Gonzalo Murillo, left, a health educator at Acres Home Health Center, grabs a handful of carrots for patient Ana Morales. (Photo by Adam Zuvanich)


“We deal with a lot of Hispanics and people in this area who are used to eating a certain way,” Martinez said. “When you have rice and beans and three tortillas on your plate, that’s nothing but carbs. The only protein is the chicken or the meat, and usually there’s a Coke there, too. Their carb level at that time, their medication is not going to be able to correct that. Their insulin is not going to be able to correct that.”

Prideaux said the program aims to tackle the social determinants of health and food insecurity. Many residents in the area surrounding the health center are economically disadvantaged and also have challenges with transportation, making an on-site food pharmacy an easy-to-access commodity for patients.
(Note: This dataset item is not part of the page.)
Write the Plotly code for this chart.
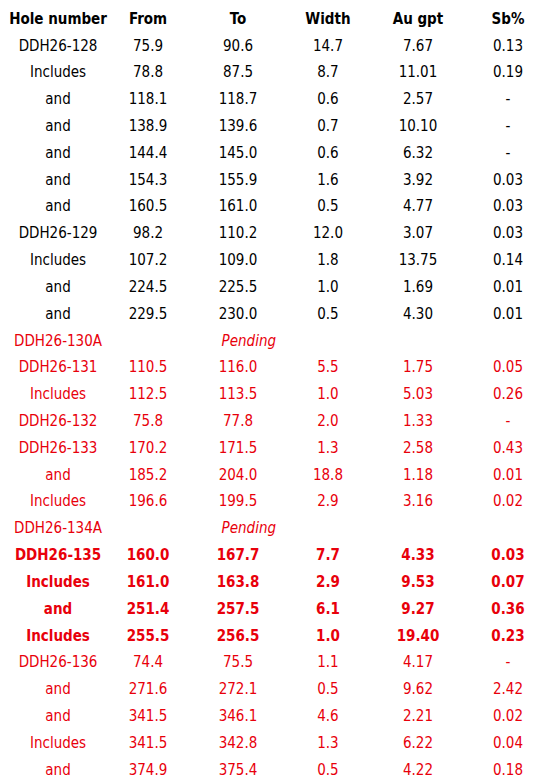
import plotly.graph_objects as go

headers = ["Hole number", "From", "To", "Width", "Au gpt", "Sb%"]
holes = ["DDH26-128", "Includes", "and", "and", "and", "and", "and", "DDH26-129", "Includes", "and", "and",
         "DDH26-130A", "DDH26-131", "Includes", "DDH26-132", "DDH26-133", "and", "Includes", "DDH26-134A",
         "DDH26-135", "Includes", "and", "Includes", "DDH26-136", "and", "and", "Includes", "and"]
from_m = ["75.9", "78.8", "118.1", "138.9", "144.4", "154.3", "160.5", "98.2", "107.2", "224.5", "229.5",
          "", "110.5", "112.5", "75.8", "170.2", "185.2", "196.6", "",
          "160.0", "161.0", "251.4", "255.5", "74.4", "271.6", "341.5", "341.5", "374.9"]
to_m = ["90.6", "87.5", "118.7", "139.6", "145.0", "155.9", "161.0", "110.2", "109.0", "225.5", "230.0",
        "<i>Pending</i>", "116.0", "113.5", "77.8", "171.5", "204.0", "199.5", "<i>Pending</i>",
        "167.7", "163.8", "257.5", "256.5", "75.5", "272.1", "346.1", "342.8", "375.4"]
width = ["14.7", "8.7", "0.6", "0.7", "0.6", "1.6", "0.5", "12.0", "1.8", "1.0", "0.5",
         "", "5.5", "1.0", "2.0", "1.3", "18.8", "2.9", "",
         "7.7", "2.9", "6.1", "1.0", "1.1", "0.5", "4.6", "1.3", "0.5"]
au = ["7.67", "11.01", "2.57", "10.10", "6.32", "3.92", "4.77", "3.07", "13.75", "1.69", "4.30",
      "", "1.75", "5.03", "1.33", "2.58", "1.18", "3.16", "",
      "4.33", "9.53", "9.27", "19.40", "4.17", "9.62", "2.21", "6.22", "4.22"]
sb = ["0.13", "0.19", "-", "-", "-", "0.03", "0.03", "0.03", "0.14", "0.01", "0.01",
      "", "0.05", "0.26", "-", "0.43", "0.01", "0.02", "",
      "0.03", "0.07", "0.36", "0.23", "-", "2.42", "0.02", "0.04", "0.18"]
bold_rows = [19, 20, 21, 22]

RED = "#e8000b"
FONT = "DejaVu Sans Condensed, Liberation Sans Narrow, Arial"
cols = [holes, from_m, to_m, width, au, sb]

fig = go.Figure()
# header row
fig.add_trace(go.Scatter(x=list(range(6)), y=[0] * 6, mode="text",
                         text=[f"<b>{h}</b>" for h in headers],
                         textfont=dict(family=FONT, size=15, color="black")))
# body rows
for ci, col in enumerate(cols):
    xs, ys, txt, clr = [], [], [], []
    for ri, v in enumerate(col):
        if not v:
            continue
        xs.append(ci + (0.12 if "Pending" in v else 0))
        ys.append(ri + 1)
        txt.append(f"<b>{v}</b>" if ri in bold_rows else v)
        clr.append("black" if ri < 11 else RED)
    fig.add_trace(go.Scatter(x=xs, y=ys, mode="text", text=txt,
                             textfont=dict(family=FONT, size=15, color=clr)))

fig.update_xaxes(range=[-0.556, 5.456], visible=False)
fig.update_yaxes(range=[28.487, -0.447], visible=False)
fig.update_layout(width=541, height=776, margin=dict(l=0, r=0, t=0, b=0),
                  paper_bgcolor="white", plot_bgcolor="white", showlegend=False)
fig.write_html("out.html")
The food pantry has remained in operation throughout the COVID-19 pandemic, Prideaux said, with patients taking advantage of curbside service while the facility was closed to the public for safety reasons. She also said patients are granted a one-time use of the Food Farmacy even if they are not eligible for the program.

“It’s had a very good impact,” said Dr. Shrabanee Mitra, the medical director at Acres Home Health Center. “We have a population that has a hard time accessing healthy food. It goes out of their budget most of the time.”

Morales said she prefers getting groceries at the Food Farmacy – where a health educator assists patients in selecting foods to meet their needs – over a typical grocery store. That is largely because it has helped her keep her diabetes in check.

Martinez said she considers Morales to be a “huge success story” for the program, and Morales wants to keep it that way. Along with cutting back on carbohydrates and meat, she’s learned how to saute vegetables such as beets and carrots while eating more fresh salads as well.

“They teach you a lot,” she said. “My blood sugar levels are doing good.”